EXERCISE DESCRIPTION:
Retype only what runs from the first line of the listing to the line holding "let chart = echarts.init(document.getElementById('chart'));", both included. Do not retype the pictures.
— Begin INFORMATION PROVIDED —
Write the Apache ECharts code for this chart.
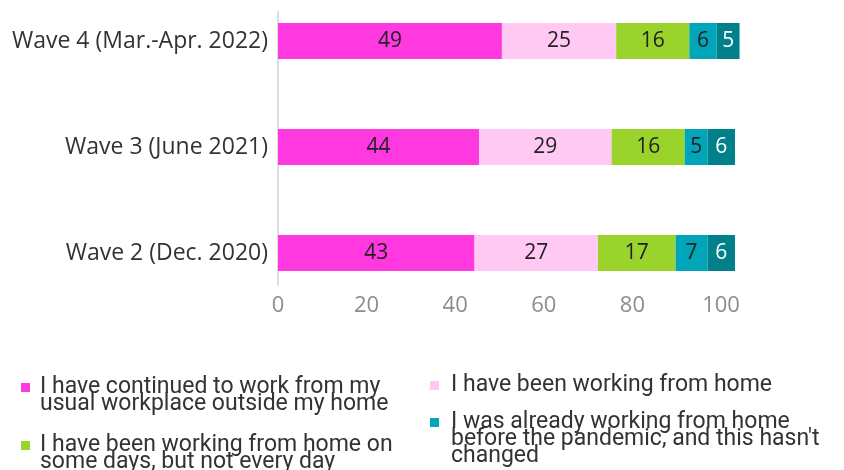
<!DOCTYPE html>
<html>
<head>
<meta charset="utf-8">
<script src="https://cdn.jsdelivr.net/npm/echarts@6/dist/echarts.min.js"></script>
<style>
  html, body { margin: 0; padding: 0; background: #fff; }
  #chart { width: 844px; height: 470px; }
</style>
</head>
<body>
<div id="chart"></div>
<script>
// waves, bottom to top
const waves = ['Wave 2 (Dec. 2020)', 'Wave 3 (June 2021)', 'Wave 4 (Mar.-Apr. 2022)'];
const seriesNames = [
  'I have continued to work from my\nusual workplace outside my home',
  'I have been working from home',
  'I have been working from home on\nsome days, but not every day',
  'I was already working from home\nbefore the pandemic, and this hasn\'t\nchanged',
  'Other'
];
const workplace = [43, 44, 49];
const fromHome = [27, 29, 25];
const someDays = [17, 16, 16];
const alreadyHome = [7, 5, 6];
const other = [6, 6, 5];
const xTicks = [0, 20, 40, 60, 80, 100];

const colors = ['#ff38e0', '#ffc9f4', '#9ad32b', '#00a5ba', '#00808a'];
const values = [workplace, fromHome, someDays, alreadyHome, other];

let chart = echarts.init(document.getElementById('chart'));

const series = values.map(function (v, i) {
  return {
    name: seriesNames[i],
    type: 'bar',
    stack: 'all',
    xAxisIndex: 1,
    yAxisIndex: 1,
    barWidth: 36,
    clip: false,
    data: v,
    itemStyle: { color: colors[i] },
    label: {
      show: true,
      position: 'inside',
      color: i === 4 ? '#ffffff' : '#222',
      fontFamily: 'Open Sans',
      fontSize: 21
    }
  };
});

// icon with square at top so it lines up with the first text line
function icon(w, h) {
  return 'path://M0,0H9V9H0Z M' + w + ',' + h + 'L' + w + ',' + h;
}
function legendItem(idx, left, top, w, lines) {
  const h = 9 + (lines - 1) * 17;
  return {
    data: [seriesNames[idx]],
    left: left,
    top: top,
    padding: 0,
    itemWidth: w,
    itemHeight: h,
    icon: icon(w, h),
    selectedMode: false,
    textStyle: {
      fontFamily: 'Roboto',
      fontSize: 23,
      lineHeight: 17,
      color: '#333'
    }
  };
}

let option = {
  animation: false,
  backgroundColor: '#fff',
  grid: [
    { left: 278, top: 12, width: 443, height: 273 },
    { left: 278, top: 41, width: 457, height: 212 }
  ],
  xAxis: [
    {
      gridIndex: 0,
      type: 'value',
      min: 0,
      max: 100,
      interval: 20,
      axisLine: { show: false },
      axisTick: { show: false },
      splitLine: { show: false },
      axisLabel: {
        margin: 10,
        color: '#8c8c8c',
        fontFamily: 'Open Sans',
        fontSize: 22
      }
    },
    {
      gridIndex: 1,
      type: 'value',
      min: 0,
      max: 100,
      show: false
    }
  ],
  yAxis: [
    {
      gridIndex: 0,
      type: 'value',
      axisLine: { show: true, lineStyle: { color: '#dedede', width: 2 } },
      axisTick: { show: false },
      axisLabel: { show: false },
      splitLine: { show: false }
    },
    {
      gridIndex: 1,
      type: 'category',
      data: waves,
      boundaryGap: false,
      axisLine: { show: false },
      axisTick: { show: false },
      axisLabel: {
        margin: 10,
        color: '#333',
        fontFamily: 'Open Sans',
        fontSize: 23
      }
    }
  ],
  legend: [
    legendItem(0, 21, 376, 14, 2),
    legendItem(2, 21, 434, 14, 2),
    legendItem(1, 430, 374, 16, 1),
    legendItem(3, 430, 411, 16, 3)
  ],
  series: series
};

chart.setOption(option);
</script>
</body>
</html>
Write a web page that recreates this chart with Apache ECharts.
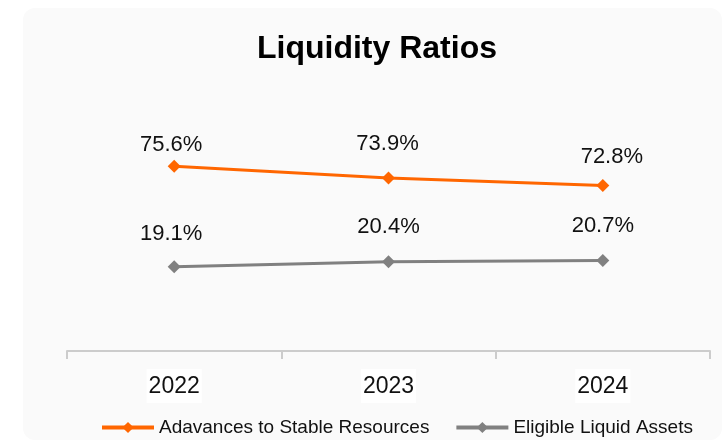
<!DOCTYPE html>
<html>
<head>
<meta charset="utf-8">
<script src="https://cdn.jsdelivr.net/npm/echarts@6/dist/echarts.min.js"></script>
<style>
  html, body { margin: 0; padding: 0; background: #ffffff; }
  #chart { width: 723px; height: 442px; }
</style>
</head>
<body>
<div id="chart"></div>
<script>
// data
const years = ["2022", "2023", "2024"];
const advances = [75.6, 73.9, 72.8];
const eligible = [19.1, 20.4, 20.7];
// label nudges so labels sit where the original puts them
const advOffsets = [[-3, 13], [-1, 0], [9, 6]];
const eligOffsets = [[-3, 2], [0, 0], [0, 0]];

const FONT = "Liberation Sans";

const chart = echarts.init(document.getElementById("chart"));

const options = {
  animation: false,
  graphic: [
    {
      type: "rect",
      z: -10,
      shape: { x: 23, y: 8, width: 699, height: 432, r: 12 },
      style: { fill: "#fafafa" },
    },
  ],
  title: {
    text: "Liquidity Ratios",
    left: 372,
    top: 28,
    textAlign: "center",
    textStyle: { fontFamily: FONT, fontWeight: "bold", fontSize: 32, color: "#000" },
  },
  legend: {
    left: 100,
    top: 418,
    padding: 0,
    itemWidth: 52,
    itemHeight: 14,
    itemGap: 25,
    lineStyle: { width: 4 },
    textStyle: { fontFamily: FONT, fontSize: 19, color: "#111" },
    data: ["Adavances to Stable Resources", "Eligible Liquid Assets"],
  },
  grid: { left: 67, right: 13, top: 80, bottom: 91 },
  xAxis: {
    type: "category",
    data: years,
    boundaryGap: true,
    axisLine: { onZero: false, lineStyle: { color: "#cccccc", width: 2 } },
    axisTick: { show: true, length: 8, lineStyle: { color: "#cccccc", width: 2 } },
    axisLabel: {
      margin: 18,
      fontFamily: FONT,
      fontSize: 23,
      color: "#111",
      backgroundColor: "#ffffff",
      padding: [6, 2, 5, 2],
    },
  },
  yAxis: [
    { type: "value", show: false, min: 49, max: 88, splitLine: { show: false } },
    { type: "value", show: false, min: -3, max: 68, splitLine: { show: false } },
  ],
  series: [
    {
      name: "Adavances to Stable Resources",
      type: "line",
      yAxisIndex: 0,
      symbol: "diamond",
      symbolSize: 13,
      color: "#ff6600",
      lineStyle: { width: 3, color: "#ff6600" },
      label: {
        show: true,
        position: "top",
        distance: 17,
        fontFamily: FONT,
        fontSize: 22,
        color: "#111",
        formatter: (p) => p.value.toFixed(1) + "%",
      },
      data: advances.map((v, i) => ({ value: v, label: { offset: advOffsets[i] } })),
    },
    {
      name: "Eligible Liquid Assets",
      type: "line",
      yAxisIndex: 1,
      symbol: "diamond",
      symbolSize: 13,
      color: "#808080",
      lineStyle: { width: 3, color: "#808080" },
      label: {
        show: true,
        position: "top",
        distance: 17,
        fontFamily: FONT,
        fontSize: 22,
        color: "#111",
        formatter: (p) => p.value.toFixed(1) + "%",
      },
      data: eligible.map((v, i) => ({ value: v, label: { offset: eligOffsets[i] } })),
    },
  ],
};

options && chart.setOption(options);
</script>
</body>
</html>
— End INFORMATION PROVIDED —
THE ANSWER:
Write the Apache ECharts code for this chart.
<!DOCTYPE html>
<html>
<head>
<meta charset="utf-8">
<script src="https://cdn.jsdelivr.net/npm/echarts@6/dist/echarts.min.js"></script>
<style>
  html, body { margin: 0; padding: 0; background: #fff; }
  #chart { width: 844px; height: 470px; }
</style>
</head>
<body>
<div id="chart"></div>
<script>
// waves, bottom to top
const waves = ['Wave 2 (Dec. 2020)', 'Wave 3 (June 2021)', 'Wave 4 (Mar.-Apr. 2022)'];
const seriesNames = [
  'I have continued to work from my\nusual workplace outside my home',
  'I have been working from home',
  'I have been working from home on\nsome days, but not every day',
  'I was already working from home\nbefore the pandemic, and this hasn\'t\nchanged',
  'Other'
];
const workplace = [43, 44, 49];
const fromHome = [27, 29, 25];
const someDays = [17, 16, 16];
const alreadyHome = [7, 5, 6];
const other = [6, 6, 5];
const xTicks = [0, 20, 40, 60, 80, 100];

const colors = ['#ff38e0', '#ffc9f4', '#9ad32b', '#00a5ba', '#00808a'];
const values = [workplace, fromHome, someDays, alreadyHome, other];

let chart = echarts.init(document.getElementById('chart'));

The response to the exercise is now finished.